Predictive analytics enables a proactive safety culture. In offshore oil and gas operations, sensor data combined with weather forecasts and equipment health models can predict high-risk conditions for drilling operations, allowing safety shutdowns before incidents occur. Construction firms use data from wearable IoT devices—such as vests that measure worker body temperature, heart rate, and location—to detect heat stress or unsafe proximity to heavy machinery. The National Institute for Occupational Safety and Health (NIOSH) has published guidelines for using real-time monitoring to reduce construction fatalities.

Cost Reduction

Better resource management and early problem detection directly cut costs. For instance, a manufacturing engineering department used regression analysis on historical warranty claims to identify design parameters that led to premature component failure. By adjusting those parameters, they reduced warranty costs by over 30% in two years. In project management, earned value analytics that flag schedule and cost variances early allow managers to reallocate labor before small overruns escalate. The Project Management Institute notes that organizations using data-driven earned value management report 20% fewer cost overruns.

Higher Quality Outcomes

Six Sigma and other quality management methodologies have long stressed the importance of data. Using analytics, engineers can shift from end-of-line inspection to continuous quality monitoring throughout production. Statistical process control (SPC) charts updated in real-time enable rapid detection of process drifts before defective parts are produced. In civil engineering, structural health monitoring systems that analyze vibration and strain data allow for early detection of fatigue cracks in bridges, ensuring safety without costly full-closure inspections.

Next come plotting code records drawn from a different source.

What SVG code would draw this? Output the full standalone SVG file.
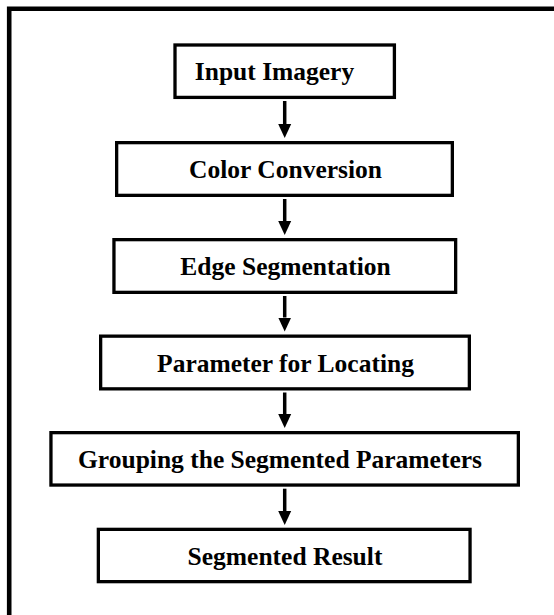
<svg xmlns="http://www.w3.org/2000/svg" width="554" height="615" viewBox="0 0 554 615">
<style>
.box{fill:#fff;stroke:#000;stroke-width:3.3}
.lbl{font-family:"Liberation Serif","Times New Roman",serif;font-weight:bold;font-size:25.5px;fill:#000;text-anchor:middle}
.conn{stroke:#000;stroke-width:3.5;fill:none;marker-end:url(#ah)}
</style>
<defs>
<marker id="ah" markerUnits="userSpaceOnUse" markerWidth="14" markerHeight="14" refX="0" refY="6.5" orient="auto" viewBox="0 0 14 13">
<path d="M0,0 L14,6.5 L0,13 z" fill="#000"/>
</marker>
</defs>
<rect width="554" height="615" fill="#fff"/>
<path d="M9.2,615 V8.8 H554" fill="none" stroke="#000" stroke-width="4.6"/>
<g id="connectors">
<line class="conn" x1="284.7" y1="101" x2="284.7" y2="124"/>
<line class="conn" x1="284.7" y1="199" x2="284.7" y2="221"/>
<line class="conn" x1="284.7" y1="296" x2="284.7" y2="317.5"/>
<line class="conn" x1="284.7" y1="392.5" x2="284.7" y2="414"/>
<line class="conn" x1="284.7" y1="488.7" x2="284.7" y2="511"/>
</g>
<g id="n1"><rect class="box" x="175" y="45" width="219.4" height="52.4"/><text class="lbl" x="274.5" y="79.5">Input Imagery</text></g>
<g id="n2"><rect class="box" x="116.65" y="142.65" width="335.7" height="52.7"/><text class="lbl" x="285.5" y="178">Color Conversion</text></g>
<g id="n3"><rect class="box" x="113.95" y="239.65" width="341.7" height="52.7"/><text class="lbl" x="285.5" y="275">Edge Segmentation</text></g>
<g id="n4"><rect class="box" x="100.65" y="336.15" width="368.7" height="52.7"/><text class="lbl" x="285.5" y="371.5">Parameter for Locating</text></g>
<g id="n5"><rect class="box" x="50.95" y="432.65" width="467.4" height="52.4"/><text class="lbl" x="280" y="468">Grouping the Segmented Parameters</text></g>
<g id="n6"><rect class="box" x="98.35" y="529.35" width="371.7" height="52.3"/><text class="lbl" x="285" y="564.5">Segmented Result</text></g>
</svg>
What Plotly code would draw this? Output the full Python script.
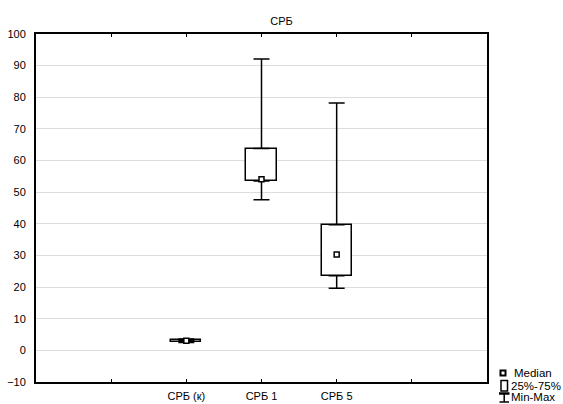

Case Study: Structural Health Monitoring

A concrete example of data analytics transforming engineering outcomes is the use of wireless sensor networks on the Federal Highway Administration's Long-Term Bridge Performance Program. Engineers placed hundreds of sensors on critical bridges to continuously collect data on temperature, strain, inclination, and acoustic emissions. Analytics algorithms process the data to detect anomalies indicative of corrosion or fatigue. One notable success was the early identification of a support cable degradation on a major suspension bridge—enabling targeted repair during scheduled maintenance instead of an emergency shutdown that would have cost millions in traffic delays. The approach reduced long-term maintenance costs by 15% and extended the bridge's service life.

Overcoming Common Challenges

Data Quality and Governance

Engineering data often contains noise, missing values, and inconsistencies. Sensors may drift or fail, manual logs may contain errors, and data from different sources may use incompatible units. Invest in data validation routines—such as range checks, interpolation for missing values, and automatic conversion of unit systems. Establish a data governance framework that defines who is responsible for data accuracy, how often data is audited, and what happens when quality issues are detected. Without clean data, analytics outputs are unreliable and can lead to poor decisions.

Skills Gap

Many engineering teams lack the dual expertise of domain knowledge and data science. A common solution is to form cross-functional teams that pair engineers with data analysts. Alternatively, invest in upskilling existing engineers with training programs in data literacy, statistics, and tools like Python for engineers or MATLAB analytics toolboxes. ASME offers resources for engineers seeking to build analytics competencies. Another effective approach is to adopt no-code or low-code analytics platforms that allow engineers to build dashboards and models without deep programming knowledge, while still ensuring domain relevance.

Tooling and Integration

Engineering organizations often use a patchwork of software—CAD, PLM, ERP, scheduling, and IoT platforms—that do not communicate seamlessly. Data integration can become a major bottleneck. Consider adopting an integration platform or data pipeline tool that unifies data from disparate sources. For instance, using APIs and middleware such as MQTT for sensor data, and ETL tools like Talend or Apache NiFi for structured data. Some engineering firms build a custom data lake layer that standardizes schemas across projects. Starting with a small, well-scoped pilot project can help prove the value of integration before scaling.

The next wave of engineering analytics will be driven by artificial intelligence and machine learning. Digital twins—virtual replicas of physical assets that are continuously updated with sensor data—are becoming standard in aerospace, automotive, and energy sectors. These digital twins use machine learning to simulate asset behavior under different scenarios, enabling predictive maintenance and design optimization. Generative design tools use reinforcement learning to explore millions of design permutations and suggest lightweight, high-strength geometries that human designers might overlook.

Another emerging trend is the use of natural language processing (NLP) to analyze unstructured data from project reports, emails, and safety notes—extracting early warnings that would otherwise be buried in text. Edge computing is also gaining traction, allowing on-site data processing for real-time decisions without sending massive sensor data to the cloud. As engineering becomes more software-defined, data analytics will be embedded directly into tools that engineers already use, rather than being a separate activity.

Conclusion

Integrating data analytics into engineering projects is no longer optional for teams that strive to stay competitive. The ability to capture, analyze, and act on data transforms how projects are planned, executed, and maintained. By systematically implementing the five steps—identifying sources, collecting and storing data, analyzing it, making data-driven decisions, and continuously monitoring—engineering organizations can realize tangible improvements in efficiency, safety, cost, and quality. While challenges like data quality, skills gaps, and tooling integration remain, they are manageable with the right strategy and investment in people and technology. Engineers who embrace this data-driven mindset will not only deliver better outcomes today but also build the foundation for the intelligent, adaptive projects of tomorrow.